Plotting code records:
───

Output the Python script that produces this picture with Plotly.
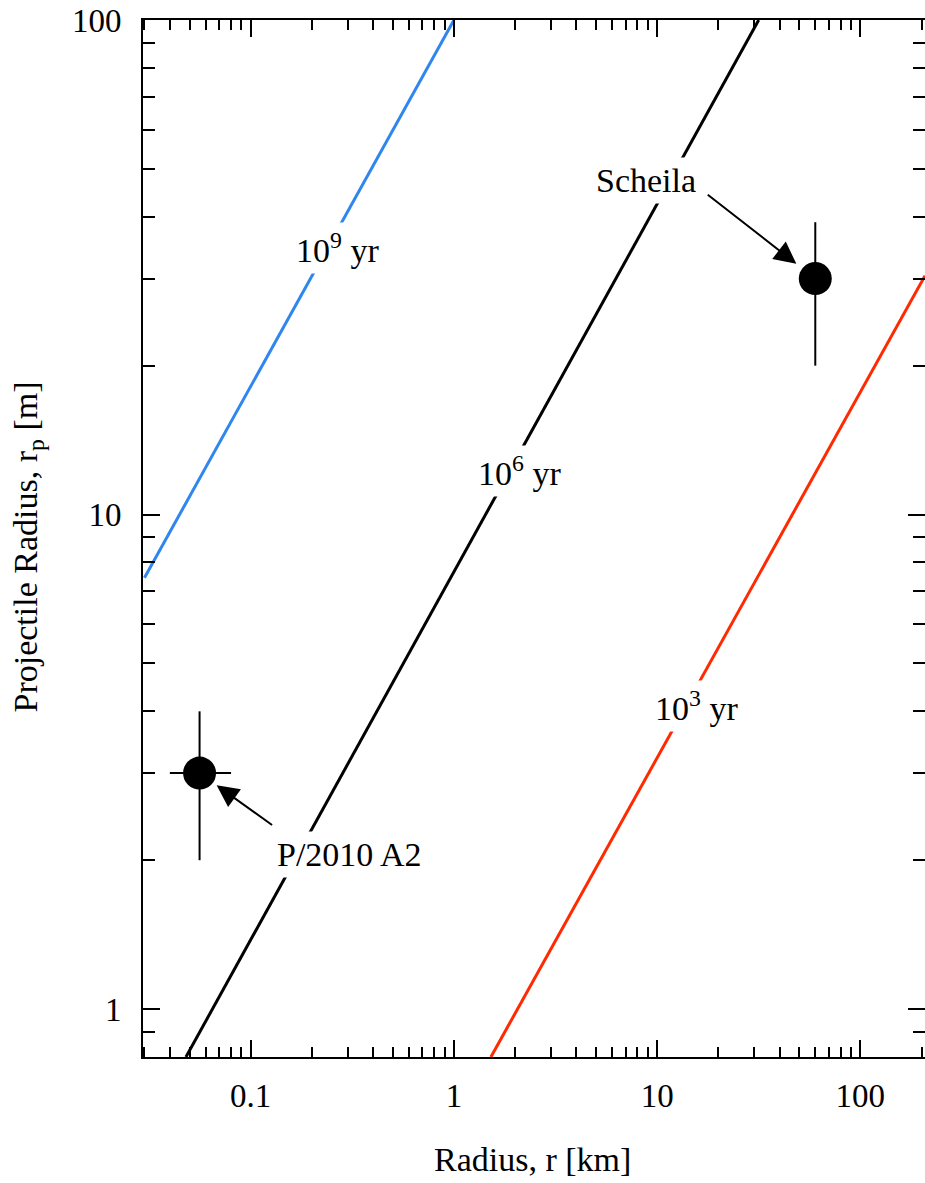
import numpy as np
import plotly.graph_objects as go

# Collision-lifetime lines (endpoints)
line_labels = ["10<sup>9</sup> yr", "10<sup>6</sup> yr", "10<sup>3</sup> yr"]
blue_x = [0.03, 1.0]
blue_y = [7.45, 100.0]
black_x = [0.048, 31.6]
black_y = [0.8, 100.0]
red_x = [1.52, 208.0]
red_y = [0.8, 30.4]

# Objects
obj_names = ["P/2010 A2", "Scheila"]
obj_x = [0.056, 60.0]
obj_y = [3.0, 30.0]
obj_x_minus = [0.016, 0.0]
obj_x_plus = [0.024, 0.0]
obj_y_minus = [1.0, 10.0]
obj_y_plus = [1.0, 9.0]

x_tickvals = [0.1, 1, 10, 100]
x_ticktext = ["0.1", "1", "10", "100"]
y_tickvals = [1, 10, 100]
y_ticktext = ["1", "10", "100"]

FONT = "Liberation Serif"
FS = 33
FT = 34

fig = go.Figure()
fig.add_trace(go.Scatter(x=blue_x, y=blue_y, mode="lines",
                         line=dict(color="#2f86ee", width=3), showlegend=False))
fig.add_trace(go.Scatter(x=black_x, y=black_y, mode="lines",
                         line=dict(color="black", width=3), showlegend=False))
fig.add_trace(go.Scatter(x=red_x, y=red_y, mode="lines",
                         line=dict(color="#ff2a00", width=3), showlegend=False))
fig.add_trace(go.Scatter(
    x=obj_x, y=obj_y, mode="markers",
    marker=dict(color="black", size=33),
    error_x=dict(type="data", symmetric=False, array=obj_x_plus, arrayminus=obj_x_minus,
                 color="black", thickness=2, width=0),
    error_y=dict(type="data", symmetric=False, array=obj_y_plus, arrayminus=obj_y_minus,
                 color="black", thickness=2, width=0),
    showlegend=False))

def minor_vals(lo_exp, hi_exp):
    vals = []
    for e in range(lo_exp, hi_exp + 1):
        for d in range(2, 10):
            vals.append(d * 10.0 ** e)
    return vals

x_range = [np.log10(0.0295), np.log10(208.0)]
y_range = [np.log10(0.8), 2.0]

fig.update_xaxes(
    type="log", range=x_range,
    tickvals=x_tickvals, ticktext=x_ticktext,
    ticks="inside", ticklen=17, tickwidth=2, tickcolor="black",
    minor=dict(ticks="inside", ticklen=10, tickwidth=2, tickcolor="black",
               tickmode="array", tickvals=minor_vals(-2, 2), showgrid=False),
    showline=True, linecolor="black", linewidth=2, mirror="ticks",
    showgrid=False, zeroline=False,
    ticklabelstandoff=8, ticklabeloverflow="allow",
    tickfont=dict(family=FONT, size=FS, color="black"),
)
fig.update_yaxes(
    type="log", range=y_range,
    tickvals=y_tickvals, ticktext=y_ticktext,
    ticks="inside", ticklen=17, tickwidth=2, tickcolor="black",
    minor=dict(ticks="inside", ticklen=12, tickwidth=2, tickcolor="black",
               tickmode="array", tickvals=minor_vals(-1, 1), showgrid=False),
    showline=True, linecolor="black", linewidth=2, mirror="ticks",
    showgrid=False, zeroline=False,
    ticklabelstandoff=13, ticklabeloverflow="allow",
    tickfont=dict(family=FONT, size=FS, color="black"),
)

annotations = []
# axis titles
annotations.append(dict(text="Radius, r [km]", xref="paper", yref="paper", x=0.4987, y=-0.0984,
                        xanchor="center", yanchor="middle", showarrow=False,
                        font=dict(family=FONT, size=FT, color="black")))
annotations.append(dict(text="Projectile Radius, r<sub>p</sub> [m]", xref="paper", yref="paper",
                        x=-0.1474, y=0.492, xanchor="center", yanchor="middle", textangle=-90,
                        showarrow=False, font=dict(family=FONT, size=FT, color="black")))
# line labels (white background cuts the line)
label_pos = [(0.2487, 0.7801), (0.4809, 0.5651), (0.7079, 0.3385)]
for txt, (px, py) in zip(line_labels, label_pos):
    annotations.append(dict(text=txt, xref="paper", yref="paper", x=px, y=py,
                            xanchor="center", yanchor="middle",
                            showarrow=False, bgcolor="white", borderpad=4,
                            font=dict(family=FONT, size=FT, color="black")))
# object labels (also on white, cutting the black line)
annotations.append(dict(text=obj_names[1], xref="paper", yref="paper", x=0.6429, y=0.8448,
                        xanchor="center", yanchor="middle", bgcolor="white", borderpad=4,
                        showarrow=False, font=dict(family=FONT, size=FT, color="black")))
annotations.append(dict(text=obj_names[0], xref="paper", yref="paper", x=0.2640, y=0.1948,
                        xanchor="center", yanchor="middle", bgcolor="white", borderpad=4,
                        showarrow=False, font=dict(family=FONT, size=FT, color="black")))
# arrows
annotations.append(dict(text="", x=np.log10(obj_x[1]), y=np.log10(obj_y[1]), xref="x", yref="y",
                        showarrow=True, ax=-109, ay=-85, standoff=24,
                        arrowhead=2, arrowsize=2.2, arrowwidth=2, arrowcolor="black"))
annotations.append(dict(text="", x=np.log10(obj_x[0]), y=np.log10(obj_y[0]), xref="x", yref="y",
                        showarrow=True, ax=74, ay=53, standoff=21,
                        arrowhead=2, arrowsize=2.2, arrowwidth=2, arrowcolor="black"))

fig.update_layout(
    width=927, height=1183,
    margin=dict(l=143, r=0, t=20, b=126),
    paper_bgcolor="white", plot_bgcolor="white",
    annotations=annotations,
    showlegend=False,
    hovermode=False,
)

fig.write_html(
    "out.html",
    config={"displayModeBar": False},
    post_script=("document.body.style.margin='0px';"
                 "document.documentElement.style.overflow='hidden';"
                 "document.body.style.overflow='hidden';"),
)
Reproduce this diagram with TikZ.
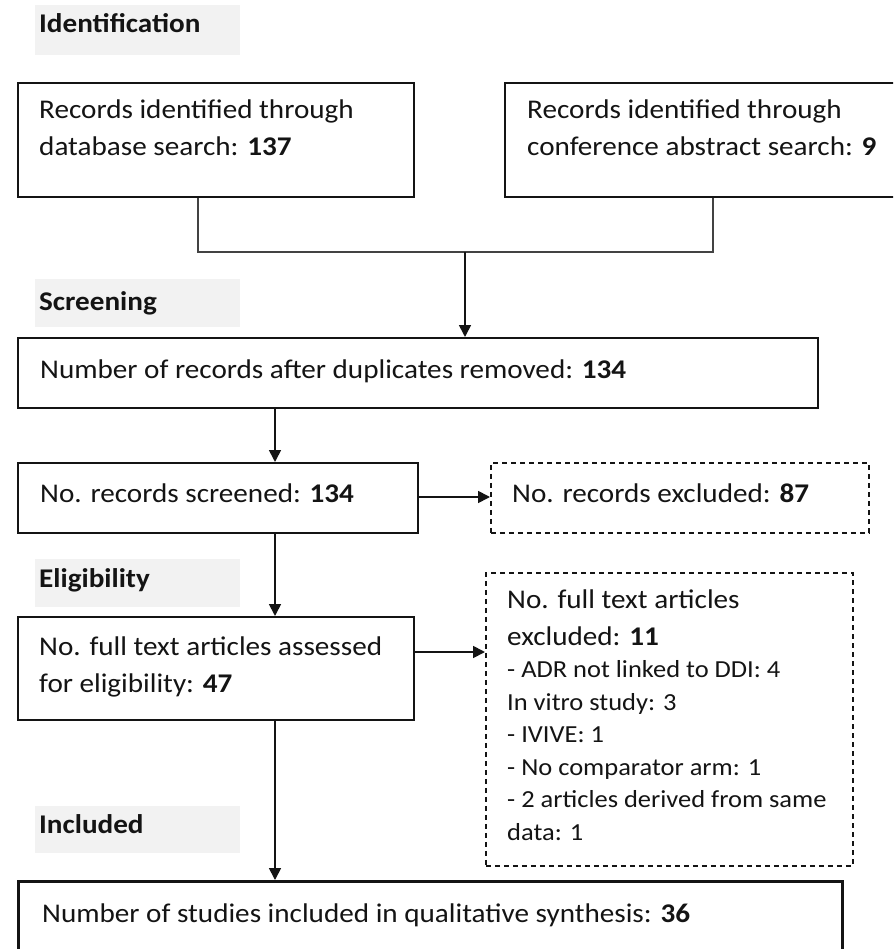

───

What this task involves: Write out every record above exactly as it stands, but leave out the pictures.

Result:
Output the Python script that produces this picture with Plotly.
import numpy as np
import plotly.graph_objects as go

# Collision-lifetime lines (endpoints)
line_labels = ["10<sup>9</sup> yr", "10<sup>6</sup> yr", "10<sup>3</sup> yr"]
blue_x = [0.03, 1.0]
blue_y = [7.45, 100.0]
black_x = [0.048, 31.6]
black_y = [0.8, 100.0]
red_x = [1.52, 208.0]
red_y = [0.8, 30.4]

# Objects
obj_names = ["P/2010 A2", "Scheila"]
obj_x = [0.056, 60.0]
obj_y = [3.0, 30.0]
obj_x_minus = [0.016, 0.0]
obj_x_plus = [0.024, 0.0]
obj_y_minus = [1.0, 10.0]
obj_y_plus = [1.0, 9.0]

x_tickvals = [0.1, 1, 10, 100]
x_ticktext = ["0.1", "1", "10", "100"]
y_tickvals = [1, 10, 100]
y_ticktext = ["1", "10", "100"]

FONT = "Liberation Serif"
FS = 33
FT = 34

fig = go.Figure()
fig.add_trace(go.Scatter(x=blue_x, y=blue_y, mode="lines",
                         line=dict(color="#2f86ee", width=3), showlegend=False))
fig.add_trace(go.Scatter(x=black_x, y=black_y, mode="lines",
                         line=dict(color="black", width=3), showlegend=False))
fig.add_trace(go.Scatter(x=red_x, y=red_y, mode="lines",
                         line=dict(color="#ff2a00", width=3), showlegend=False))
fig.add_trace(go.Scatter(
    x=obj_x, y=obj_y, mode="markers",
    marker=dict(color="black", size=33),
    error_x=dict(type="data", symmetric=False, array=obj_x_plus, arrayminus=obj_x_minus,
                 color="black", thickness=2, width=0),
    error_y=dict(type="data", symmetric=False, array=obj_y_plus, arrayminus=obj_y_minus,
                 color="black", thickness=2, width=0),
    showlegend=False))

def minor_vals(lo_exp, hi_exp):
    vals = []
    for e in range(lo_exp, hi_exp + 1):
        for d in range(2, 10):
            vals.append(d * 10.0 ** e)
    return vals

x_range = [np.log10(0.0295), np.log10(208.0)]
y_range = [np.log10(0.8), 2.0]

fig.update_xaxes(
    type="log", range=x_range,
    tickvals=x_tickvals, ticktext=x_ticktext,
    ticks="inside", ticklen=17, tickwidth=2, tickcolor="black",
    minor=dict(ticks="inside", ticklen=10, tickwidth=2, tickcolor="black",
               tickmode="array", tickvals=minor_vals(-2, 2), showgrid=False),
    showline=True, linecolor="black", linewidth=2, mirror="ticks",
    showgrid=False, zeroline=False,
    ticklabelstandoff=8, ticklabeloverflow="allow",
    tickfont=dict(family=FONT, size=FS, color="black"),
)
fig.update_yaxes(
    type="log", range=y_range,
    tickvals=y_tickvals, ticktext=y_ticktext,
    ticks="inside", ticklen=17, tickwidth=2, tickcolor="black",
    minor=dict(ticks="inside", ticklen=12, tickwidth=2, tickcolor="black",
               tickmode="array", tickvals=minor_vals(-1, 1), showgrid=False),
    showline=True, linecolor="black", linewidth=2, mirror="ticks",
    showgrid=False, zeroline=False,
    ticklabelstandoff=13, ticklabeloverflow="allow",
    tickfont=dict(family=FONT, size=FS, color="black"),
)

annotations = []
# axis titles
annotations.append(dict(text="Radius, r [km]", xref="paper", yref="paper", x=0.4987, y=-0.0984,
                        xanchor="center", yanchor="middle", showarrow=False,
                        font=dict(family=FONT, size=FT, color="black")))
annotations.append(dict(text="Projectile Radius, r<sub>p</sub> [m]", xref="paper", yref="paper",
                        x=-0.1474, y=0.492, xanchor="center", yanchor="middle", textangle=-90,
                        showarrow=False, font=dict(family=FONT, size=FT, color="black")))
# line labels (white background cuts the line)
label_pos = [(0.2487, 0.7801), (0.4809, 0.5651), (0.7079, 0.3385)]
for txt, (px, py) in zip(line_labels, label_pos):
    annotations.append(dict(text=txt, xref="paper", yref="paper", x=px, y=py,
                            xanchor="center", yanchor="middle",
                            showarrow=False, bgcolor="white", borderpad=4,
                            font=dict(family=FONT, size=FT, color="black")))
# object labels (also on white, cutting the black line)
annotations.append(dict(text=obj_names[1], xref="paper", yref="paper", x=0.6429, y=0.8448,
                        xanchor="center", yanchor="middle", bgcolor="white", borderpad=4,
                        showarrow=False, font=dict(family=FONT, size=FT, color="black")))
annotations.append(dict(text=obj_names[0], xref="paper", yref="paper", x=0.2640, y=0.1948,
                        xanchor="center", yanchor="middle", bgcolor="white", borderpad=4,
                        showarrow=False, font=dict(family=FONT, size=FT, color="black")))
# arrows
annotations.append(dict(text="", x=np.log10(obj_x[1]), y=np.log10(obj_y[1]), xref="x", yref="y",
                        showarrow=True, ax=-109, ay=-85, standoff=24,
                        arrowhead=2, arrowsize=2.2, arrowwidth=2, arrowcolor="black"))
annotations.append(dict(text="", x=np.log10(obj_x[0]), y=np.log10(obj_y[0]), xref="x", yref="y",
                        showarrow=True, ax=74, ay=53, standoff=21,
                        arrowhead=2, arrowsize=2.2, arrowwidth=2, arrowcolor="black"))

fig.update_layout(
    width=927, height=1183,
    margin=dict(l=143, r=0, t=20, b=126),
    paper_bgcolor="white", plot_bgcolor="white",
    annotations=annotations,
    showlegend=False,
    hovermode=False,
)

fig.write_html(
    "out.html",
    config={"displayModeBar": False},
    post_script=("document.body.style.margin='0px';"
                 "document.documentElement.style.overflow='hidden';"
                 "document.body.style.overflow='hidden';"),
)
Reproduce this diagram with TikZ.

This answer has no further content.